Gophers’ conservative approach made them the bug in Iowa’s Venus flytrap

Paul Bunyan’s Axe stands prominently inside the Gophers’ Hall of Fame Room at the Larson Football Performance Center.

In order to not lose that rivalry trophy against Wisconsin next weekend, Minnesota needs to move on from the fact that they still don’t possess the Floyd of Rosedale rivalry trophy after eight long years. The latest setback to Iowa came in a razor-thin 13-10 loss on Saturday at Huntington Bank Stadium.

Gophers coach P.J. Fleck claimed he was disappointed but not discouraged by the result. But elements of despondency could be excused for the way it went down.

Fleck had compared Iowa’s defense to a Venus flytrap, the carnivorous plant that lies in wait until the insect gets too close and then snaps shut with its unsuspecting meal inside.

“They just stay open, open, open and then the bug just can’t help himself,” Fleck said Tuesday on KFXN-FM. “It goes in and gets the pollen, and poof. It just swallows you up, and that is how they win a ton of games.”

But Fleck and Co. are not young, naive grasshoppers. They should have learned about how and why they have lost to Iowa in the past and found a way not repeat those mistakes.

Yet Fleck’s conservative, don’t-get-eaten approach had the same result.

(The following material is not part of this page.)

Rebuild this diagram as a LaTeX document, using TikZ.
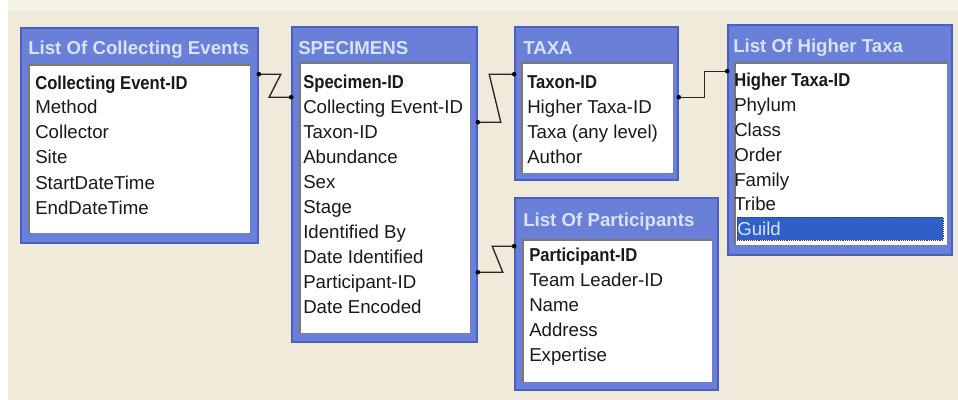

Minnesota had a fourth-and-1 from Iowa’s 16 with less than a minute left in the first half. Instead of going for it, Fleck opted to kick a field goal, and Matthew Trickett missed the 34-yarder wide right.

With Mo Ibrahim’s 35-yard rush, the Gophers had driven 73 yards on a stout Iowa defense to set up a great opportunity. Trailing 10-7, Fleck opted for the tying points instead of trying for the lead.

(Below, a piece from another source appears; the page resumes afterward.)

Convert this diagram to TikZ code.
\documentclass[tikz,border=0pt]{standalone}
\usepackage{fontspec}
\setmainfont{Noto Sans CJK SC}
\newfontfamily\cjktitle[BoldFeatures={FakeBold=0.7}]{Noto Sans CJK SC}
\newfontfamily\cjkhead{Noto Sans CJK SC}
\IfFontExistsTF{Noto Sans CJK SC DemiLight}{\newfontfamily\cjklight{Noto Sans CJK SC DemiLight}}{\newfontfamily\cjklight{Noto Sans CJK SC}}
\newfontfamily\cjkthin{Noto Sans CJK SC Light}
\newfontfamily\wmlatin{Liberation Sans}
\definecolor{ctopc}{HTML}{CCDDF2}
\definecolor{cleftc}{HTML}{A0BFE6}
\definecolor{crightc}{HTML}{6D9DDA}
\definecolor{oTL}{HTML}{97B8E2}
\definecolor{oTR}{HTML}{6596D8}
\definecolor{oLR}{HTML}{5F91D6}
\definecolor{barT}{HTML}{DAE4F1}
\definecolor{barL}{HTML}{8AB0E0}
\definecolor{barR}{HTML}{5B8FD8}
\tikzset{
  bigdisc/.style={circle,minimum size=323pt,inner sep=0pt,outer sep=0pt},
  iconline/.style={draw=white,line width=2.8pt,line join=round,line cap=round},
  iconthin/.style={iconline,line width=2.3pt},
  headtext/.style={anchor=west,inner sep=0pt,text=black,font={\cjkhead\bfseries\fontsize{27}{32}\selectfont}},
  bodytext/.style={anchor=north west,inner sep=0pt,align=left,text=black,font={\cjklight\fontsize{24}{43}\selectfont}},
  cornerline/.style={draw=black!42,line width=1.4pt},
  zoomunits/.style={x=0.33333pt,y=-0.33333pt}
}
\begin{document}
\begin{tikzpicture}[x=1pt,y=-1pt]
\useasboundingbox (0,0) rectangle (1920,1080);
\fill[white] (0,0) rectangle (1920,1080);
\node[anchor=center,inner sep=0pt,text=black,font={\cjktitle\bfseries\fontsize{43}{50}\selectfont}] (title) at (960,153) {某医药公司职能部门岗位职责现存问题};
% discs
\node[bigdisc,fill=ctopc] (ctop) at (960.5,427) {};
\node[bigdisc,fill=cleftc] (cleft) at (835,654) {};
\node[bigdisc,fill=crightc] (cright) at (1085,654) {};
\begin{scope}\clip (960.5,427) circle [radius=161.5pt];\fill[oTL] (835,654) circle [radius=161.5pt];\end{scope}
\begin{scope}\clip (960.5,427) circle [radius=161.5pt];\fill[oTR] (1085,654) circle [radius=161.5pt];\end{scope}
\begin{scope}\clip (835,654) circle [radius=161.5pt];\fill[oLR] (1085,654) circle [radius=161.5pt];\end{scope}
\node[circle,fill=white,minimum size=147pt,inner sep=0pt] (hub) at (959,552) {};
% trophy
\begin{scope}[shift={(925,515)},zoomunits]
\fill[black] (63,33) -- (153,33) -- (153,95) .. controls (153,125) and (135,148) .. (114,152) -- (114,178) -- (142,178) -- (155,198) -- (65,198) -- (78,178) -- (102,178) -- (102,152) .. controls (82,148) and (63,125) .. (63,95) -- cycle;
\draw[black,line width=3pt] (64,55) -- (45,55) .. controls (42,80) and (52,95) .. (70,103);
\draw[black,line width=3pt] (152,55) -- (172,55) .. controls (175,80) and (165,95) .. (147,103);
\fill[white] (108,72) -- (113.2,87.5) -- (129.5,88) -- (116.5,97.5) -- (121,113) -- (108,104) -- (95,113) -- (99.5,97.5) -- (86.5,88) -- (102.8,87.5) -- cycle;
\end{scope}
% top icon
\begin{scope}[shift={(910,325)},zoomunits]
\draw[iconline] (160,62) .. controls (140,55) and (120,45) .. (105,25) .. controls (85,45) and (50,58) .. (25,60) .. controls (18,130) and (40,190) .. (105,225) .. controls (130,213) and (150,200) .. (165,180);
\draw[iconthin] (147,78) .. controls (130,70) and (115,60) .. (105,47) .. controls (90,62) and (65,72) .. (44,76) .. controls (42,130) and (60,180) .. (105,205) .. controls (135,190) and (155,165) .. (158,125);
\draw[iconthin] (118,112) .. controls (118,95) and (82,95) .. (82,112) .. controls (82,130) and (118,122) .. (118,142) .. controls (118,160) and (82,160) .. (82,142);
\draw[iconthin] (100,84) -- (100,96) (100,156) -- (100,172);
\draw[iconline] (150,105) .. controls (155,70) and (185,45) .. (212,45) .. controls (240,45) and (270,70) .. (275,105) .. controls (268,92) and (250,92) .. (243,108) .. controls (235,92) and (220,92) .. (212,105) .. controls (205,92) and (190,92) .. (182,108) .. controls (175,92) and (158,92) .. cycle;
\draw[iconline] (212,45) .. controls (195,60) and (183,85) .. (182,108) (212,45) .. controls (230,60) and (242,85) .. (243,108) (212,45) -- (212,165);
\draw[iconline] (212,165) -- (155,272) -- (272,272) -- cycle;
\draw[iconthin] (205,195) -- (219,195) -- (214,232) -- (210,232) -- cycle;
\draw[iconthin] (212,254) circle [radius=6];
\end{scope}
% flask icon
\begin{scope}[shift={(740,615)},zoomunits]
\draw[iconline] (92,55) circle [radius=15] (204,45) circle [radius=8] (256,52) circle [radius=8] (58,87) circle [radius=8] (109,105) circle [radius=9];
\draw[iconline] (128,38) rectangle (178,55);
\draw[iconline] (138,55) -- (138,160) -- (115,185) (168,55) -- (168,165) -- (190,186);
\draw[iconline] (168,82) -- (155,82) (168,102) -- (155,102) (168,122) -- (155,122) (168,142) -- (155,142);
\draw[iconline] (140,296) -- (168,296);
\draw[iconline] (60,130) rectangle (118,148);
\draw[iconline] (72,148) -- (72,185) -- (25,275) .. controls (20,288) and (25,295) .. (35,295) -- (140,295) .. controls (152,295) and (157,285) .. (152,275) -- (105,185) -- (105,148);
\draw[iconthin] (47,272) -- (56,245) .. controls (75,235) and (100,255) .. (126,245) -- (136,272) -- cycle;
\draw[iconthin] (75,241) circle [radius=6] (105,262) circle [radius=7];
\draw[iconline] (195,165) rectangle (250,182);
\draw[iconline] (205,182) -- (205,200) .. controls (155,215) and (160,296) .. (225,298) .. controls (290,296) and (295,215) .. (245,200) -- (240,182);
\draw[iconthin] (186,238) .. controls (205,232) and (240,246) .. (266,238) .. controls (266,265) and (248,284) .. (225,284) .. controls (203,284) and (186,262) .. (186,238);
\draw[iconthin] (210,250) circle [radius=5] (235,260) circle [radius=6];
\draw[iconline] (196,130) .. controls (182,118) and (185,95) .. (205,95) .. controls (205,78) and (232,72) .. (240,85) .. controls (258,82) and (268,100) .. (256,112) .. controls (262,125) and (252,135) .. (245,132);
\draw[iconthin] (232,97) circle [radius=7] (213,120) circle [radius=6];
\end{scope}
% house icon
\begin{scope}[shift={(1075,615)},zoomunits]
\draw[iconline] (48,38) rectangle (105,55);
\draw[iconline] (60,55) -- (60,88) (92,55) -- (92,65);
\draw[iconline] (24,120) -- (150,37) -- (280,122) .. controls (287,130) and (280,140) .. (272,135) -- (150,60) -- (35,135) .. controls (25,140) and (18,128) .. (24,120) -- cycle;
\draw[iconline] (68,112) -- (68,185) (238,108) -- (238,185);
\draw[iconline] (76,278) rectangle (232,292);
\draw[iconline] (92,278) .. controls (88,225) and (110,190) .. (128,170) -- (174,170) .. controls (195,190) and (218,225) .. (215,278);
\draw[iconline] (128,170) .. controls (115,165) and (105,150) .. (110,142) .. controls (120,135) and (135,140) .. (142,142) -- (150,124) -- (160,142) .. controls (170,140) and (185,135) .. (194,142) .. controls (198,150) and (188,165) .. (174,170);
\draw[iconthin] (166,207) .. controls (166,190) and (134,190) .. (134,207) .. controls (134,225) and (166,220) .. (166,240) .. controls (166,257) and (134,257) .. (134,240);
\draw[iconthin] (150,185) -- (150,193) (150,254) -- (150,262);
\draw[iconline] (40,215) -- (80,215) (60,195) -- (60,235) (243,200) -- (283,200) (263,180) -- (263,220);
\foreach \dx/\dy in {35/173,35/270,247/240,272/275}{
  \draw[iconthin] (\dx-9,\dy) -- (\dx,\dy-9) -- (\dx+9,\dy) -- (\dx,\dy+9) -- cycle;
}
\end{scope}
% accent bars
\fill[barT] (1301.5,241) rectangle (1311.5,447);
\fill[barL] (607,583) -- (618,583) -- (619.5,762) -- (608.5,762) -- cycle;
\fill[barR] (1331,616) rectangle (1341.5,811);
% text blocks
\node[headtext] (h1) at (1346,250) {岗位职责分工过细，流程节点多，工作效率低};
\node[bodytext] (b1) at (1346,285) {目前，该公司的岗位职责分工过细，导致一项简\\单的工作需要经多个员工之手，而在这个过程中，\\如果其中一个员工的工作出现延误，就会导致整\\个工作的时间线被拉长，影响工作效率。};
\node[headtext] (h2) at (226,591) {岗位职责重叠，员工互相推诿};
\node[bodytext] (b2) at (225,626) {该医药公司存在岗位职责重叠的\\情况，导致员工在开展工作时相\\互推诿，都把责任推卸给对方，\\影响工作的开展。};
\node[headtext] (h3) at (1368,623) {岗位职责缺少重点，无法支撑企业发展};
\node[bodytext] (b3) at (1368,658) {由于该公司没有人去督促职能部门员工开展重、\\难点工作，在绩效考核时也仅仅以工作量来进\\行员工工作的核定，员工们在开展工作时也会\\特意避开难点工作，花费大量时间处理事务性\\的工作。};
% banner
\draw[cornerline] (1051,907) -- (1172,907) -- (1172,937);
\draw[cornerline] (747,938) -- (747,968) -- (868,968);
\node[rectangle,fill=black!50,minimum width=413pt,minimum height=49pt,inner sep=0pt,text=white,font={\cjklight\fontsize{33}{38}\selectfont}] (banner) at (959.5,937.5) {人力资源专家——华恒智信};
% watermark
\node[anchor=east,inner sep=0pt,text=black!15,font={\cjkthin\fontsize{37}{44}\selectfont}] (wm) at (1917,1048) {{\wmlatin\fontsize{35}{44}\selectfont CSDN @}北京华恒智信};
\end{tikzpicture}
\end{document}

Fleck was asked about his thought process in deciding to not go for it on fourth down deep in Iowa territory. He thought the question as about deciding to punt on fourth-and-1 from their own 38-yard line in the first quarter.

“This game was going to take patience, and if you don’t get that, and you give Iowa … — remember, Iowa’s offense, statistically, if you give them a short field, they are scoring points,” Fleck said. “Give them a long field, they are not going to score any points. I don’t regret that decision one bit.”

In the fourth quarter, the opportunistic Hawkeyes defense preyed when Minnesota needed to pass. Facing third-and-7 from Iowa’s 33, Athan Kaliakmanis tried to thread a pass to Le’Meke Brokington on a slant. It was tipped by Riley Moss and intercepted by Jack Campbell, who returned it 30 yards to set up the game-winning field goal.

On a cold and windy day, the Gophers did not challenge the Hawkeyes’ secondary, throwing only two passes longer than 20 yards. Those two deep balls came in their final two attempts. While two of the four quarters were spent going into the wind, there was nothing deep for nearly 60 minutes, until that last-ditch drive with less than 30 seconds left.

Neither was close to being completed.

But as frustrating as yet another loss to Iowa will be to those tied to Minnesota, the U needs to put it in the past, and quickly. The Gophers have done this before, following a three-game losing streak with three consecutive wins before Saturday.

The Gophers have another rivalry game on the horizon, and losing two straight would leave their trophy cases holding only their recent bowl game silverware. A loss to Wisconsin would result in a 7-5 record, with an even more lackluster bowl looming on the horizon in December.

This is when the Gophers need to shoot their shot.